Read the Italian.
Or the French.
Or the Spanish.
Or the news reports in any language other than English.
No kidding.
Two sentences crucial to understanding Pope Francis' views on women in the church fell off the desks of the four men and one woman who translated the interview for the Jesuit journal published in New York.
Either that, or the America editors cut out parts of that crucial paragraph.
These are the sentences from the interview in Italian:
In una intervista aveva affermato che la presenza femminile nella Chiesa non è emersa più di tanto, perché la tentazione del maschilismo non ha lasciato spazio per rendere visibile il ruolo che spetta alle donne nella comunità ... ."È necessario ampliare gli spazi di una presenza femminile più incisiva nella Chiesa."The first sentence is commentary by Fr. Antonio Spadaro, the Jesuit editor of La Civilità Cattolica, who conducted the interviews over three days in August.
The second sentence is a direct quote from Francis, a quote present in the French, Spanish and quite probably in the other translations among the total 16 Jesuit publications that ran the interview.
After speaking of his idea for a "theology of women," Francis said: "It is necessary to widen the space for more incisive feminine presence in the church."
Interpret the meaning of his words as you will. That is what the pope really said. I cannot understand how it got past all those smart folks at America and their small tribe of translators. I think it is important.
Here's why.
There are two points here.
First, Pope Francis turns the Italian expression "non c'è spazio qui" ("there's no room here") on its head, stating quite plainly that the church must make room -- find space for -- women in its mission.
Second, the pope's choice of words is nearly identical to those used by Pope Benedict XVI in 2006. Responding to a young priest during his annual Lenten visit with the priests of Rome that year, Benedict said virtually the same thing, asking, "Tuttavia, è giusto chiedersi se anche nel servizio ministeriale ... non si possa offrire più spazio, più posizioni di responsabilità alle donne?" That is: "However, it is proper to ask whether in ministerial service ... can we not offer more space, more positions of responsibility, to women?"
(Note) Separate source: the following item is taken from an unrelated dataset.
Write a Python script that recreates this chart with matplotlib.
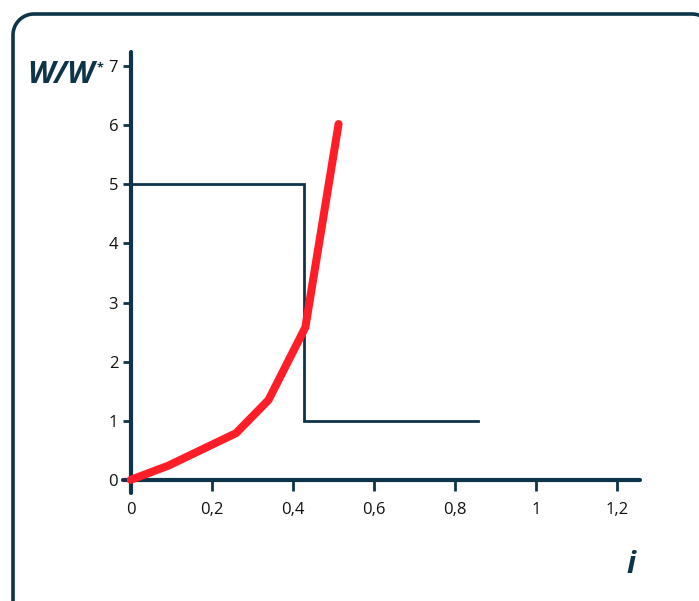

For the record: Deacons are ordained to the ministry, not the priesthood.
Francis' complete comments on women did not go unnoticed outside the English-speaking world.
The huge Spanish daily El Pais even ran a story opining the pope was ready to name women as cardinals, noting that two laymen became cardinals in the 19th century and reminding its readers that the tradition of women ordained as deacons could be restarted at any moment.
(Full disclosure: El Pais cited my work on women in the diaconate.)
What's going on here?
The America translators are competent, smart and, for the most part, young. Four seem young enough to be children or even grandchildren of the pope: Massimo Faggioli, an ecclesiologist who teaches at the University of St. Thomas in Minnesota, is a native Italian; Sarah Christopher Faggioli, his wife, is a Ph.D. candidate in Italian literature at the University of Chicago; Jesuit Fr. Dominic Robinson teaches systematic and pastoral theologies at Heythrop College in London; and Griffin Oleynick is a Yale Ph.D. candidate in Italian. The senior member of the team, who is in his 70s and has been a Jesuit for more than 50 years, is Jesuit Fr. Patrick J. Howell, who teaches pastoral theology at Seattle University and, like Robinson, studied in Rome.
They worked hard. They discussed every word. But why did they translate a paragraph about women, omitting the crucial sentences -- from Spadaro and from Pope Francis -- that apply the machismo problem to the men of the church and apply the future of women in ministry to the needs of the church?
I want to believe it was an honest mistake.
The phone rang.
The tea boiled.
The pen ran out of ink.
Still, it was a big mistake.
The pope complained that what he hears about women is often inspired by an ideology of machismo.
Maybe machismo did not cause the dropped lines -- and change of focus -- at America.
But nobody noticed it, and with minimal exception, the interview project was all-male, all the time.